Long-distance walker Chris Townsend’s latest travelogue seems politically timely. Along the Divide is his account of walking Scotland’s Watershed in the time between two referendums, Scottish Independence in 2014 and EU membership in 2016. Opening with the line: “A watershed, a divide, between two worlds”, Townsend introduces us to the main themes of his book – the physical Watershed (“a line that links continuous high ground…the ridge between two valleys”) and the political divide of a nation. The Watershed of Scotland runs between the Atlantic and the North Sea, covering 1,200km through the Southern Uplands, Central Lowlands, Highlands and the Flow Country – helpfully a printed map is provided allowing readers to get their bearings! A selection of stunning photographs of the sights and views Townsend encountered also feature in the centre of the book, and they are an absolute treat.

Along the Divide is an inspiring read for those who like the outdoors, or just like the idea of the outdoors, however, it is essentially a step-by-step description of Townsend’s walk. He is not a brilliant writer, that is not his profession after all, but as always, his passion for the outdoors comes across, and makes this short read extremely enjoyable. Messages of conservation feature heavily, as do arguments in support of Scotland’s access legislation, which gives walkers the right to roam, and to camp where they choose. Townsend also writes passionately about the need for the return of trees, where deforestation has occurred, for we live in a changing world, and nature is often a victim in our strive for urbanisation. On the theme of changing times, Townsend comments on the use of his Kindle: “I view e-readers as one of the greatest developments for long-distance walking in recent years.” He enjoys the freedom of reading in the rain, and bringing his whole library in his rucksack, and although there can be a loneliness to such walking expeditions, Townsend highlights the importance of engaging in conversation with those you meet en route.

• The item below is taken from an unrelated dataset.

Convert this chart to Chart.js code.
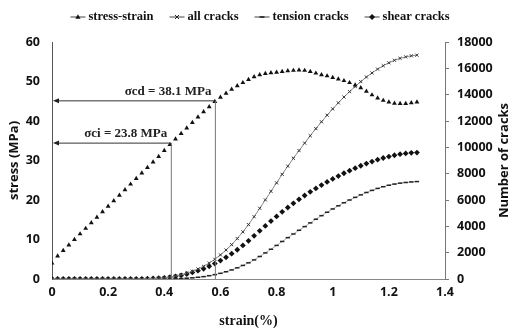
<!DOCTYPE html>
<html>
<head>
<meta charset="utf-8">
<script src="https://cdn.jsdelivr.net/npm/chart.js@4"></script>
<style>
  body { margin: 0; background: #fff; }
</style>
</head>
<body>
<canvas id="crack-chart" width="511" height="330"></canvas>
<script>
// strain (%) sampled every 0.02
var strain = [0, 0.02, 0.04, 0.06, 0.08, 0.10, 0.12, 0.14, 0.16, 0.18,
  0.20, 0.22, 0.24, 0.26, 0.28, 0.30, 0.32, 0.34, 0.36, 0.38,
  0.40, 0.42, 0.44, 0.46, 0.48, 0.50, 0.52, 0.54, 0.56, 0.58,
  0.60, 0.62, 0.64, 0.66, 0.68, 0.70, 0.72, 0.74, 0.76, 0.78,
  0.80, 0.82, 0.84, 0.86, 0.88, 0.90, 0.92, 0.94, 0.96, 0.98,
  1.00, 1.02, 1.04, 1.06, 1.08, 1.10, 1.12, 1.14, 1.16, 1.18,
  1.20, 1.22, 1.24, 1.26, 1.28, 1.30];

// stress (MPa)
var stress = [4.0, 5.8, 7.2, 8.6, 10.0, 11.4, 12.8, 14.2, 15.6, 17.0,
  18.4, 19.8, 21.2, 22.6, 24.0, 25.4, 26.8, 28.2, 29.6, 31.0,
  32.5, 34.0, 35.4, 36.8, 38.2, 39.6, 41.0, 42.3, 43.6, 44.9,
  46.0, 47.0, 48.0, 48.9, 49.7, 50.5, 51.2, 51.7, 52.0, 52.2,
  52.3, 52.5, 52.7, 52.8, 52.9, 52.8, 52.5, 52.1, 51.7, 51.4,
  51.0, 50.6, 50.2, 49.7, 49.1, 48.4, 47.5, 46.6, 45.8, 45.2,
  44.8, 44.5, 44.4, 44.4, 44.6, 44.8];

// number of cracks
var allCracks = [0, 0, 0, 0, 0, 0, 0, 0, 0, 0,
  0, 0, 0, 0, 0, 0, 10, 20, 40, 60,
  90, 150, 220, 320, 440, 590, 760, 960, 1210, 1500,
  1830, 2200, 2610, 3070, 3580, 4130, 4730, 5370, 6010, 6660,
  7300, 7950, 8570, 9170, 9750, 10320, 10880, 11420, 11940, 12440,
  12920, 13380, 13820, 14230, 14620, 14990, 15340, 15650, 15940, 16200,
  16420, 16610, 16760, 16870, 16950, 17000];

var tensionCracks = [0, 0, 0, 0, 0, 0, 0, 0, 0, 0,
  0, 0, 0, 0, 0, 0, 0, 0, 0, 0,
  0, 10, 20, 40, 60, 90, 130, 180, 250, 330,
  430, 550, 690, 850, 1030, 1230, 1450, 1710, 1980, 2260,
  2550, 2850, 3140, 3420, 3700, 3980, 4260, 4540, 4810, 5070,
  5320, 5560, 5790, 6000, 6200, 6390, 6570, 6730, 6880, 7010,
  7120, 7210, 7280, 7330, 7370, 7400];

var shearCracks = [0, 0, 0, 0, 0, 0, 0, 0, 0, 0,
  0, 0, 0, 0, 0, 0, 10, 20, 40, 60,
  90, 140, 200, 280, 380, 500, 630, 780, 960, 1170,
  1400, 1650, 1920, 2220, 2550, 2900, 3280, 3660, 4030, 4400,
  4750, 5100, 5430, 5750, 6050, 6340, 6620, 6880, 7130, 7370,
  7600, 7820, 8030, 8230, 8420, 8600, 8770, 8920, 9060, 9190,
  9300, 9400, 9480, 9540, 9580, 9600];

// crack initiation / crack damage thresholds
var markStrain = [0.425, 0.582];
var markStress = [34.4, 45.1];
var markLabels = ['σci = 23.8 MPa', 'σcd = 38.1 MPa'];

var legendNames = ['stress-strain', 'all cracks', 'tension cracks', 'shear cracks'];

function pts(values) {
  return strain.map(function(s, i) { return { x: s, y: values[i] }; });
}

var tickFont = { family: 'Open Sans', size: 12.5, weight: 'bold' };
var serif = 'bold 13px "Liberation Serif"';

function drawMarker(ctx, style, x, y) {
  ctx.save();
  ctx.fillStyle = '#111';
  ctx.strokeStyle = '#222';
  ctx.lineWidth = 1;
  ctx.beginPath();
  if (style === 'triangle') {
    ctx.moveTo(x, y - 2.8); ctx.lineTo(x + 2.6, y + 1.8); ctx.lineTo(x - 2.6, y + 1.8);
    ctx.closePath(); ctx.fill();
  } else if (style === 'crossRot') {
    ctx.moveTo(x - 2, y - 2); ctx.lineTo(x + 2, y + 2);
    ctx.moveTo(x + 2, y - 2); ctx.lineTo(x - 2, y + 2);
    ctx.stroke();
  } else if (style === 'line') {
    ctx.lineWidth = 1.6;
    ctx.moveTo(x - 2.5, y); ctx.lineTo(x + 2.5, y);
    ctx.stroke();
  } else {
    ctx.moveTo(x, y - 3); ctx.lineTo(x + 3, y); ctx.lineTo(x, y + 3); ctx.lineTo(x - 3, y);
    ctx.closePath(); ctx.fill();
  }
  ctx.restore();
}

var extras = {
  id: 'extras',
  afterDraw: function(chart) {
    var ctx = chart.ctx;
    var xs = chart.scales.x, ys = chart.scales.y;
    var area = chart.chartArea;

    // threshold lines and arrows
    for (var i = 0; i < markStrain.length; i++) {
      var px = xs.getPixelForValue(markStrain[i]);
      var py = ys.getPixelForValue(markStress[i]);
      ctx.save();
      ctx.strokeStyle = '#777';
      ctx.lineWidth = 1;
      ctx.beginPath();
      ctx.moveTo(px, py); ctx.lineTo(px, area.bottom);
      ctx.stroke();
      ctx.strokeStyle = '#333';
      ctx.beginPath();
      ctx.moveTo(px, py); ctx.lineTo(area.left + 4, py);
      ctx.stroke();
      ctx.fillStyle = '#222';
      ctx.beginPath();
      ctx.moveTo(area.left + 1, py);
      ctx.lineTo(area.left + 7, py - 2.5);
      ctx.lineTo(area.left + 7, py + 2.5);
      ctx.closePath();
      ctx.fill();
      ctx.font = serif;
      ctx.textAlign = 'right';
      ctx.textBaseline = 'alphabetic';
      ctx.fillText(markLabels[i], px - 4, py - 6);
      ctx.restore();
    }

    // legend
    var styles = ['triangle', 'crossRot', 'line', 'rectRot'];
    ctx.save();
    ctx.font = 'bold 12.5px "Liberation Serif"';
    var iconW = 15, gap = 3, itemGap = 16;
    var total = 0;
    legendNames.forEach(function(n, k) {
      total += iconW + gap + ctx.measureText(n).width + (k < legendNames.length - 1 ? itemGap : 0);
    });
    var lx = 260 - total / 2, ly = 17;
    legendNames.forEach(function(n, k) {
      ctx.strokeStyle = '#444';
      ctx.lineWidth = 1;
      ctx.beginPath();
      ctx.moveTo(lx, ly); ctx.lineTo(lx + iconW, ly);
      ctx.stroke();
      drawMarker(ctx, styles[k], lx + iconW / 2, ly);
      ctx.fillStyle = '#111';
      ctx.textAlign = 'left';
      ctx.textBaseline = 'middle';
      ctx.fillText(n, lx + iconW + gap, ly);
      lx += iconW + gap + ctx.measureText(n).width + itemGap;
    });
    ctx.restore();

    // right axis title, reading bottom to top
    ctx.save();
    ctx.translate(504, (area.top + area.bottom) / 2);
    ctx.rotate(-Math.PI / 2);
    ctx.font = 'bold 13px "Open Sans"';
    ctx.fillStyle = '#111';
    ctx.textAlign = 'center';
    ctx.textBaseline = 'middle';
    ctx.fillText('Number of cracks', 0, 0);
    ctx.restore();
  }
};

var ctx = document.getElementById('crack-chart').getContext('2d');
var myChart = new Chart(ctx, {
  type: 'scatter',
  data: {
    datasets: [{
      label: 'stress-strain',
      data: pts(stress),
      yAxisID: 'y',
      showLine: false,
      pointStyle: 'triangle',
      pointRadius: 2.8,
      pointBackgroundColor: '#111',
      pointBorderWidth: 0
    }, {
      label: 'all cracks',
      data: pts(allCracks),
      yAxisID: 'y1',
      showLine: true,
      borderColor: '#888',
      borderWidth: 1,
      pointStyle: 'crossRot',
      pointRadius: 2.2,
      pointBorderColor: '#333',
      pointBorderWidth: 1
    }, {
      label: 'tension cracks',
      data: pts(tensionCracks),
      yAxisID: 'y1',
      showLine: true,
      borderColor: '#999',
      borderWidth: 0.8,
      pointStyle: 'line',
      pointRadius: 2.2,
      pointBorderColor: '#222',
      pointBorderWidth: 1.5
    }, {
      label: 'shear cracks',
      data: pts(shearCracks),
      yAxisID: 'y1',
      showLine: false,
      pointStyle: 'rectRot',
      pointRadius: 2.9,
      pointBackgroundColor: '#111',
      pointBorderWidth: 0
    }]
  },
  options: {
    responsive: false,
    animation: false,
    layout: { padding: { top: 42, left: 0, right: 0, bottom: 0 } },
    plugins: {
      legend: { display: false },
      tooltip: { enabled: false }
    },
    scales: {
      x: {
        type: 'linear',
        min: 0,
        max: 1.4,
        afterFit: function(s) { s.height = 51; },
        grid: { display: false, drawTicks: false, tickLength: 0 },
        border: { display: true, color: '#888', width: 1 },
        ticks: {
          stepSize: 0.2,
          padding: 6,
          color: '#111',
          font: tickFont,
          callback: function(v) { return String(Number(v.toFixed(1))); }
        },
        title: {
          display: true,
          text: 'strain(%)',
          color: '#111',
          padding: { top: 0, bottom: 0 },
          font: { family: 'Liberation Serif', size: 14, weight: 'bold' }
        }
      },
      y: {
        position: 'left',
        min: 0,
        max: 60,
        afterFit: function(s) { s.width = 52; },
        grid: { display: false, drawTicks: false, tickLength: 0 },
        border: { display: true, color: '#555', width: 1 },
        ticks: { stepSize: 10, padding: 12, color: '#111', font: tickFont },
        title: {
          display: true,
          text: 'stress (MPa)',
          color: '#111',
          padding: { top: 6, bottom: 0 },
          font: { family: 'Open Sans', size: 13, weight: 'bold' }
        }
      },
      y1: {
        position: 'right',
        min: 0,
        max: 18000,
        afterFit: function(s) { s.width = 66; },
        grid: { display: true, drawOnChartArea: false, drawTicks: true, tickLength: 4, color: '#777' },
        border: { display: true, color: '#777', width: 1 },
        ticks: {
          stepSize: 2000,
          padding: 8,
          color: '#111',
          font: tickFont,
          callback: function(v) { return String(v); }
        }
      }
    }
  },
  plugins: [extras]
});
</script>
</body>
</html>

The practicalities of undertaking such a feat are covered, for example the pattern of collecting maps and supplies from post offices, ensuring carrying right amount of food, and eating the right things. He suffered a few days of illness during the trek, which is as uncomfortable to read as it no doubt was to experience.

Townsend also frequently reflects on feelings of home, having been born and brought up in England, then moving to Scotland as a young adult after falling in love with the landscape whilst long-distance walking. He concludes: “On the Watershed walk I did. I identified with the land, the people, the country, and knew that would never leave me.” Ending on the final line in the journal he kept whilst on his travels, Townsend reflects: “I now have a picture of the Watershed in my mind”, and why else do it, than to see the beauty our country has to offer? It has definitely inspired me.

Along The Divide by Chris Townsend is out now via Sandstone Press.